Reply with one number: the count of lines in the data that hold the string "seaborn".

--- Dataset extract ---
--------------------------------

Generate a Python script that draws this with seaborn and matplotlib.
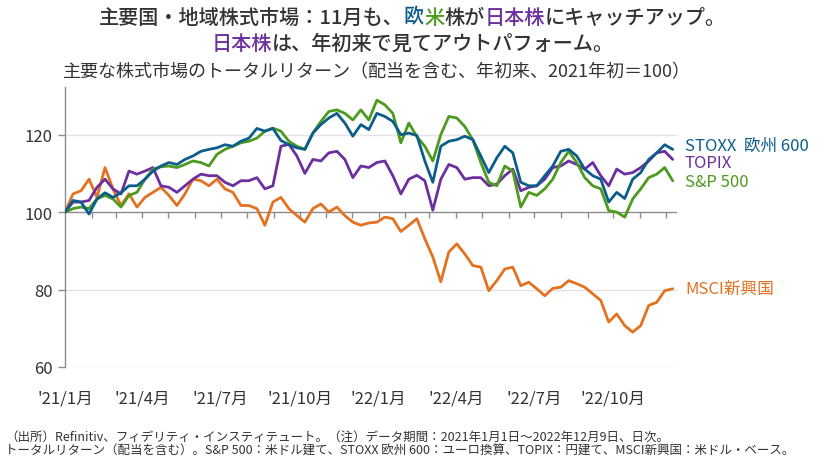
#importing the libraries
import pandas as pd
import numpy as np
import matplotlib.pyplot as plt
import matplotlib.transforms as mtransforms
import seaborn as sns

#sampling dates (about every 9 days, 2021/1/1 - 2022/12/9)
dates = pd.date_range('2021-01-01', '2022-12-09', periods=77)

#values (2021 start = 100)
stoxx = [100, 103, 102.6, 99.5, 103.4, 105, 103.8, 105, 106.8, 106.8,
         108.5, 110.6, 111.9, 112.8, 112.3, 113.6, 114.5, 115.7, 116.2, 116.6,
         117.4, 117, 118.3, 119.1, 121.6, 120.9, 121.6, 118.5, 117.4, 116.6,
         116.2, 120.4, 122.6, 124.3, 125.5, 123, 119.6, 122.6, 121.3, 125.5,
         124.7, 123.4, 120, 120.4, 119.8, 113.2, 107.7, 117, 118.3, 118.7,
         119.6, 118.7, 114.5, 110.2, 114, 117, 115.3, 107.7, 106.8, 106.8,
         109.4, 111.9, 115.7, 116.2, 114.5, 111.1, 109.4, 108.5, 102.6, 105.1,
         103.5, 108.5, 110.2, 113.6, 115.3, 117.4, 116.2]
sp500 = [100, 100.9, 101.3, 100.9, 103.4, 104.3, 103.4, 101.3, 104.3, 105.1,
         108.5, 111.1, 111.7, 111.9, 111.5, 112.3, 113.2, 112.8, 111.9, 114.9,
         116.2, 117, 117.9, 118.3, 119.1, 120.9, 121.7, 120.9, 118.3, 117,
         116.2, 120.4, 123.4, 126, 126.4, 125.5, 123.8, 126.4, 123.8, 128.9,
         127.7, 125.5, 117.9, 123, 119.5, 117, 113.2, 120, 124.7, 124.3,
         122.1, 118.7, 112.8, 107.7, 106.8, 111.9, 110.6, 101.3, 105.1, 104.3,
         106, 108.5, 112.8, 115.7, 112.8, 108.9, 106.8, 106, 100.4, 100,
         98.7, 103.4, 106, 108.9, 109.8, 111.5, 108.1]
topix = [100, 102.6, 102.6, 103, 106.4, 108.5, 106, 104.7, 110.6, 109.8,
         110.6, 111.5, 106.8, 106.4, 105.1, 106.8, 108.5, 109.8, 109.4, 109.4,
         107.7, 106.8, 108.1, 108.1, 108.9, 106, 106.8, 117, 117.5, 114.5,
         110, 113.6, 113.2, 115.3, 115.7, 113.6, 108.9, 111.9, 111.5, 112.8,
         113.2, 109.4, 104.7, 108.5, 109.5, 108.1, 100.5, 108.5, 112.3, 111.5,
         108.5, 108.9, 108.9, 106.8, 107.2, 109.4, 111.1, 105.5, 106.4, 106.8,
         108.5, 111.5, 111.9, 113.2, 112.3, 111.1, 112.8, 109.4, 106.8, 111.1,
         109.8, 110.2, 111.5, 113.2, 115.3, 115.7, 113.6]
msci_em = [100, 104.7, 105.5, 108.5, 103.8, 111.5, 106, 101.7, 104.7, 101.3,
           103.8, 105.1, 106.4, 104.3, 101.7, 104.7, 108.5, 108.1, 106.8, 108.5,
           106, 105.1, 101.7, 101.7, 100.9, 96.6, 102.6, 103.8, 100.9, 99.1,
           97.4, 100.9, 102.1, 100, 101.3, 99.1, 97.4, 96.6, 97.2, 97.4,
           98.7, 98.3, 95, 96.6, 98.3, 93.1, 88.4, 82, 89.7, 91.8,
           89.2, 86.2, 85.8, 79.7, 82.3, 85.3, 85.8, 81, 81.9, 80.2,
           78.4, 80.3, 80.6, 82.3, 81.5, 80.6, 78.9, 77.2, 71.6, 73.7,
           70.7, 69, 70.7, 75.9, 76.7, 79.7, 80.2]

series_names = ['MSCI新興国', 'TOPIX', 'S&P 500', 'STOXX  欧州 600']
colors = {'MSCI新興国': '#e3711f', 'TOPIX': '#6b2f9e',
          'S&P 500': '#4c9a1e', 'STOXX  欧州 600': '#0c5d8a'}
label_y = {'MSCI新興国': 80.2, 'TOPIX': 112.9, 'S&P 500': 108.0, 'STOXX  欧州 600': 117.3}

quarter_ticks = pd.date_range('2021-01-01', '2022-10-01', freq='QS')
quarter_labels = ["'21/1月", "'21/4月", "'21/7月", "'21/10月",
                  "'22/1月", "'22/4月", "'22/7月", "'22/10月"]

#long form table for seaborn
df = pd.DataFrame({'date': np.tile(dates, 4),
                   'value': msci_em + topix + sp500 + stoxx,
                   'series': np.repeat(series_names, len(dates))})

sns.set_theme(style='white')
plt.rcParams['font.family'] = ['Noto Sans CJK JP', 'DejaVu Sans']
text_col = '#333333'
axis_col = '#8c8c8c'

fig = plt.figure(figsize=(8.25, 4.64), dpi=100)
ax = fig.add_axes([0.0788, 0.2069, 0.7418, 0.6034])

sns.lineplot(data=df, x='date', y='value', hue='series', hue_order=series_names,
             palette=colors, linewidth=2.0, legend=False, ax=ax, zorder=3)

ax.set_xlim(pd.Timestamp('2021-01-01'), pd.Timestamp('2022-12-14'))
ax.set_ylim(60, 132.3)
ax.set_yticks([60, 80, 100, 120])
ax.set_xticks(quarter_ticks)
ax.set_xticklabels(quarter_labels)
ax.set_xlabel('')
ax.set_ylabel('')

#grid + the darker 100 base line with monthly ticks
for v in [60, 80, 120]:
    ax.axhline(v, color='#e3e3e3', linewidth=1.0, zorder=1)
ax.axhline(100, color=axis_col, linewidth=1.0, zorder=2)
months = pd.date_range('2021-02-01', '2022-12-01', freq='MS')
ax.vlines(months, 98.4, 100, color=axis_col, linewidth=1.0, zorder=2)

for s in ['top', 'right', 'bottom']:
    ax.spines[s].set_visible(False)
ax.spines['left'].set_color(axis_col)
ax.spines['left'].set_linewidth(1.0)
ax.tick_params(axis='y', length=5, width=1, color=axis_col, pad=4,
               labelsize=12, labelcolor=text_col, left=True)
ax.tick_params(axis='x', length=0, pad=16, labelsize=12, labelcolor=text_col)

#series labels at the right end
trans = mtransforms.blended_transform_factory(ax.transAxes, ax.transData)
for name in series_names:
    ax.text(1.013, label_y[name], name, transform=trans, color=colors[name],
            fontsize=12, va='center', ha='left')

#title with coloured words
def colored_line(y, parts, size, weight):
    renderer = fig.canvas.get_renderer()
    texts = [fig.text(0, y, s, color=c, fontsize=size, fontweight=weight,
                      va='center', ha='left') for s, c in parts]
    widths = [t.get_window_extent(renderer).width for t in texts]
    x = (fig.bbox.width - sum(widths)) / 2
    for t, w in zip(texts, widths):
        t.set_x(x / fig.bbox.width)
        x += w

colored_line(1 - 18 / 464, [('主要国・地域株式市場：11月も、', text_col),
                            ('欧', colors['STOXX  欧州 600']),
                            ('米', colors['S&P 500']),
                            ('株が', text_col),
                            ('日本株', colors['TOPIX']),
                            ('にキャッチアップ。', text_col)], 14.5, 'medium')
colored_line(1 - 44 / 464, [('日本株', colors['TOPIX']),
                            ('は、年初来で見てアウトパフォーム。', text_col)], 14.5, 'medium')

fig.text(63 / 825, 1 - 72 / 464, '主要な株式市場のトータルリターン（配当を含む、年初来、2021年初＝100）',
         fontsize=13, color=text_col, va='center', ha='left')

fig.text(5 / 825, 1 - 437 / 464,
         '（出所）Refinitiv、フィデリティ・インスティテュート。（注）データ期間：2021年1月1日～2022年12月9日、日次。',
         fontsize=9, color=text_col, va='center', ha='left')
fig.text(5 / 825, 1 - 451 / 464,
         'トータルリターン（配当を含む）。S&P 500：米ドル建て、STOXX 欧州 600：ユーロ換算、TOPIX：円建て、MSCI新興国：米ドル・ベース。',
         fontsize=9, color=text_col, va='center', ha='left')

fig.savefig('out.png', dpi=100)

--------------------------------

--- Written response ---
3